Religion and Reason

Sunday, May 6th, 2012

Apparently your answer to this non-theological question predicts whether you’re a religious believer or disbeliever:

If a baseball and bat cost $110, and the bat costs $100 more than the ball, how much does the ball cost?

If you answered $10, you probably followed your gut, and you’re an intuitive thinker. If you answered $5, you stopped and thought things through, and you’re an analytical thinker — or you’ve seen the question before.

Psychologists William Gervais and Ara Norenzayan, of the University of British Columbia in Vancouver, predicted that intuitive thinkers would be more likely to be religious than analytical thinkers:

Their study of 179 Canadian undergraduate students showed that people who tend to solve problems more analytically also tended to be religious disbelievers. This was demonstrated by giving the students a series of questions like the one above and then scoring them on the basis of whether they used intuition or analytic logic to reach the answers. Afterward, the researchers surveyed the students on whether or not they held religious beliefs. The results showed that the intuitive thinkers were much more likely to believe in religion.

To test whether there is a causative basis for this correlation, the researchers then used various subtle manipulations to promote analytic reasoning in test subjects. Prior research in psychology has shown that priming stimuli that subconsciously suggest analytical thinking will tend to increase analytic reasoning measured on a subsequent test. For example, if subjects are shown a picture of Rodin’s sculpture “The Thinker” (seated head-in-hand pondering) they score higher in measures of analytic thinking in tests given immediately afterward. Their studies confirmed this effect but also showed that those subjects who showed increased analytic thinking also were significantly more likely to be disbelievers in religion when surveyed immediately after the test.
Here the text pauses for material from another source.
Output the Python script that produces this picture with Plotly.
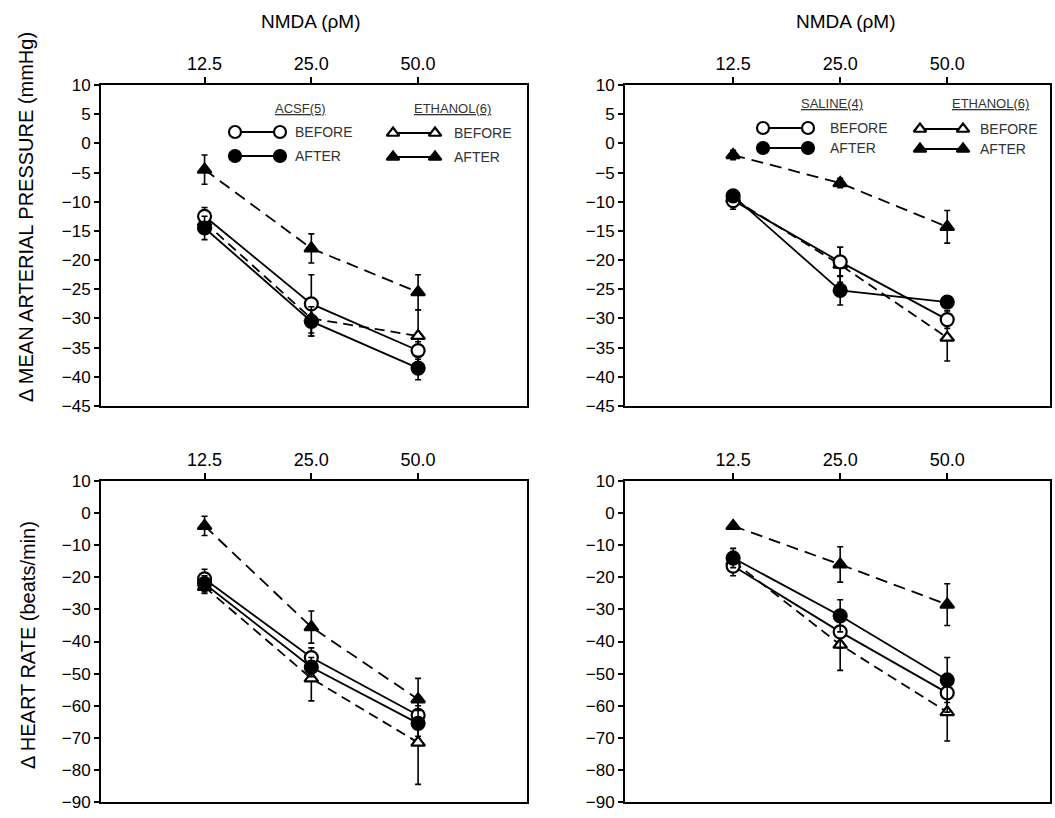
import plotly.graph_objects as go

W, H = 1055, 818
doses = ["12.5", "25.0", "50.0"]

# Top-left: MAP, ACSF(5) vs ETHANOL(6)
tl_ctrl_before = [-12.5, -27.5, -35.5]
tl_ctrl_before_err = [1.5, 5.0, 1.5]
tl_ctrl_after = [-14.5, -30.5, -38.5]
tl_ctrl_after_err = [2.0, 2.5, 2.0]
tl_eth_before = [-13.5, -30.0, -33.0]
tl_eth_before_err = [2.0, 3.0, 4.5]
tl_eth_after = [-4.5, -18.0, -25.5]
tl_eth_after_err = [2.5, 2.5, 3.0]

# Top-right: MAP, SALINE(4) vs ETHANOL(6)
tr_ctrl_before = [-9.8, -20.3, -30.2]
tr_ctrl_before_err = [1.5, 2.5, 1.5]
tr_ctrl_after = [-9.0, -25.2, -27.2]
tr_ctrl_after_err = [1.0, 2.5, 1.0]
tr_eth_before = [-9.5, -20.8, -33.3]
tr_eth_before_err = [1.5, 3.0, 4.0]
tr_eth_after = [-2.0, -6.8, -14.3]
tr_eth_after_err = [0.8, 0.8, 2.8]

# Bottom-left: HR, ACSF(5) vs ETHANOL(6)
bl_ctrl_before = [-20.5, -45.0, -63.0]
bl_ctrl_before_err = [3.0, 3.0, 3.0]
bl_ctrl_after = [-22.0, -48.0, -65.5]
bl_ctrl_after_err = [2.5, 3.0, 4.0]
bl_eth_before = [-23.0, -51.5, -71.5]
bl_eth_before_err = [2.0, 7.0, 13.0]
bl_eth_after = [-4.0, -35.5, -58.0]
bl_eth_after_err = [3.0, 5.0, 6.5]

# Bottom-right: HR, SALINE(4) vs ETHANOL(6)
br_ctrl_before = [-16.5, -37.0, -56.0]
br_ctrl_before_err = [3.0, 5.0, 6.0]
br_ctrl_after = [-14.0, -32.0, -52.0]
br_ctrl_after_err = [3.0, 5.0, 7.0]
br_eth_before = [-15.0, -41.0, -62.0]
br_eth_before_err = [3.0, 8.0, 9.0]
br_eth_after = [-4.0, -16.0, -28.5]
br_eth_after_err = [1.0, 5.5, 6.5]

# significance labels: (dose index, y position, text)
tl_sig = [(0, 1.0, "*#"), (1, -12.5, "*#"), (2, -20.5, "#")]
tr_sig = [(0, 2.2, "*#"), (1, -3.5, "*#"), (2, -8.5, "*#")]
bl_sig = [(0, 3.0, "*#"), (1, -23.0, "*#")]
br_sig = [(0, 3.0, "*#"), (1, -4.5, "*#"), (2, -16.0, "*#")]

FONT = "Liberation Sans, Arial, sans-serif"

def px(x):
    return x / W

def py(y):
    return 1 - y / H

fig = go.Figure()

panels = [
    ("x", "y", tl_ctrl_before, tl_ctrl_before_err, tl_ctrl_after, tl_ctrl_after_err,
     tl_eth_before, tl_eth_before_err, tl_eth_after, tl_eth_after_err, tl_sig),
    ("x2", "y2", tr_ctrl_before, tr_ctrl_before_err, tr_ctrl_after, tr_ctrl_after_err,
     tr_eth_before, tr_eth_before_err, tr_eth_after, tr_eth_after_err, tr_sig),
    ("x3", "y3", bl_ctrl_before, bl_ctrl_before_err, bl_ctrl_after, bl_ctrl_after_err,
     bl_eth_before, bl_eth_before_err, bl_eth_after, bl_eth_after_err, bl_sig),
    ("x4", "y4", br_ctrl_before, br_ctrl_before_err, br_ctrl_after, br_ctrl_after_err,
     br_eth_before, br_eth_before_err, br_eth_after, br_eth_after_err, br_sig),
]

def add_series(xa, ya, vals, errs, symbol, fill, dash):
    fig.add_trace(go.Scatter(
        x=doses, y=vals, xaxis=xa, yaxis=ya, mode="lines+markers",
        line=dict(color="black", width=1.8, dash=dash),
        marker=dict(symbol=symbol, size=13 if "circle" in symbol else 12,
                    color=fill, line=dict(color="black", width=2.2)),
        error_y=dict(type="data", array=errs, visible=True, color="black",
                     thickness=1.6, width=3),
        showlegend=False, hoverinfo="skip"))

annotations = []
for (xa, ya, cb, cbe, ca, cae, eb, ebe, ea, eae, sig) in panels:
    add_series(xa, ya, eb, ebe, "triangle-up", "white", "10px,6px")
    add_series(xa, ya, ea, eae, "triangle-up", "black", "12px,7px")
    add_series(xa, ya, cb, cbe, "circle", "white", "solid")
    add_series(xa, ya, ca, cae, "circle", "black", "solid")
    for (i, yv, t) in sig:
        annotations.append(dict(x=doses[i], y=yv, xref=xa, yref=ya, text="<b>" + t + "</b>",
                                showarrow=False, font=dict(family=FONT, size=14, color="black")))

# Legend drawn in an overlay pixel-coordinate axis
leg_rows = [
    # (x1, x2, y, symbol, fill)
    (235, 280, 132, "circle", "white"),
    (235, 280, 156, "circle", "black"),
    (393, 435, 133, "triangle-up", "white"),
    (393, 435, 157, "triangle-up", "black"),
    (763, 808, 128, "circle", "white"),
    (763, 808, 148, "circle", "black"),
    (920, 963, 129, "triangle-up", "white"),
    (920, 963, 149, "triangle-up", "black"),
]
for (x1, x2, yy, sym, fill) in leg_rows:
    fig.add_trace(go.Scatter(
        x=[x1, x2], y=[yy, yy], xaxis="x5", yaxis="y5", mode="lines+markers",
        line=dict(color="black", width=2),
        marker=dict(symbol=sym, size=12 if sym == "circle" else 11, color=fill,
                    line=dict(color="black", width=2.2)),
        showlegend=False, hoverinfo="skip"))

leg_texts = [
    (293, 132, "BEFORE"), (293, 156, "AFTER"),
    (452, 133, "BEFORE"), (452, 157, "AFTER"),
    (828, 128, "BEFORE"), (828, 148, "AFTER"),
    (978, 129, "BEFORE"), (978, 149, "AFTER"),
]
for (x, y, t) in leg_texts:
    annotations.append(dict(x=px(x), y=py(y), xref="paper", yref="paper", text=t,
                            xanchor="left", yanchor="middle", showarrow=False,
                            font=dict(family=FONT, size=14, color="#333")))

leg_heads = [(300, 109, "ACSF(5)"), (452, 109, "ETHANOL(6)"),
             (832, 103, "SALINE(4)"), (990, 103, "ETHANOL(6)")]
for (x, y, t) in leg_heads:
    annotations.append(dict(x=px(x), y=py(y), xref="paper", yref="paper", text="<u>" + t + "</u>",
                            xanchor="center", yanchor="middle", showarrow=False,
                            font=dict(family=FONT, size=13, color="#333")))

# Titles
for (x, y, t) in [(310, 22, "NMDA (\u03c1M)"), (845, 22, "NMDA (\u03c1M)")]:
    annotations.append(dict(x=px(x), y=py(y), xref="paper", yref="paper", text=t,
                            xanchor="center", yanchor="middle",
                            showarrow=False, font=dict(family=FONT, size=19, color="black")))

annotations.append(dict(x=px(26), y=py(217), xref="paper", yref="paper",
                        xanchor="center", yanchor="middle",
                        text="\u0394 MEAN ARTERIAL PRESSURE (mmHg)", textangle=-90,
                        showarrow=False, font=dict(family=FONT, size=20, color="black")))
annotations.append(dict(x=px(28), y=py(645), xref="paper", yref="paper",
                        xanchor="center", yanchor="middle",
                        text="\u0394 HEART RATE (beats/min)", textangle=-90,
                        showarrow=False, font=dict(family=FONT, size=20, color="black")))

xl = [px(101), px(527)]
xr = [px(625), px(1050)]
yt = [py(406), py(85)]
yb = [py(802), py(481)]

def xaxis_cfg(domain, anchor, rng):
    return dict(domain=domain, anchor=anchor, side="top", type="category",
                range=rng, showline=True, mirror=True, linecolor="black", linewidth=2,
                ticks="outside", ticklen=6, tickwidth=2, tickcolor="black",
                showgrid=False, zeroline=False,
                tickfont=dict(family=FONT, size=18, color="black"))

def yaxis_cfg(domain, anchor, rng, dtick):
    return dict(domain=domain, anchor=anchor, range=rng, dtick=dtick, tick0=10,
                showline=True, mirror=True, linecolor="black", linewidth=2,
                ticks="outside", ticklen=5, tickwidth=2, tickcolor="black",
                showgrid=False, zeroline=False,
                tickfont=dict(family=FONT, size=17, color="black"))

rng_l = [-0.97, 3.02]
rng_r = [-1.01, 2.96]

fig.update_layout(
    width=W, height=H, autosize=False,
    margin=dict(l=0, r=0, t=0, b=0, autoexpand=False),
    paper_bgcolor="white", plot_bgcolor="rgba(0,0,0,0)",
    showlegend=False,
    font=dict(family=FONT, color="black"),
    xaxis=xaxis_cfg(xl, "y", rng_l),
    yaxis=yaxis_cfg(yt, "x", [-45, 10], 5),
    xaxis2=xaxis_cfg(xr, "y2", rng_r),
    yaxis2=yaxis_cfg(yt, "x2", [-45, 10], 5),
    xaxis3=xaxis_cfg(xl, "y3", rng_l),
    yaxis3=yaxis_cfg(yb, "x3", [-90, 10], 10),
    xaxis4=xaxis_cfg(xr, "y4", rng_r),
    yaxis4=yaxis_cfg(yb, "x4", [-90, 10], 10),
    xaxis5=dict(domain=[0, 1], anchor="y5", range=[0, W], visible=False, fixedrange=True),
    yaxis5=dict(domain=[0, 1], anchor="x5", range=[H, 0], visible=False, fixedrange=True),
    annotations=annotations,
)

fig.write_html("out.html", config={"responsive": False, "displayModeBar": False},
               post_script="document.body.style.margin='0px';document.body.style.overflow='hidden';")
Three other interventions to boost analytic thinking had the same effect on increasing religious disbelief. This included asking subjects to arrange a collection of words into a meaningful sequence. If the words used for the subconscious prime related to analytic thinking, such as “think, reason, analyze, ponder, rational,” rather than control words “hammer, shoes, jump, retrace, brown,” subjects scored higher on tests of analytic thinking given immediately afterward, and they were also much more likely to be disbelievers in religion. This demonstrates that increasing critical thinking also increases religious disbelief.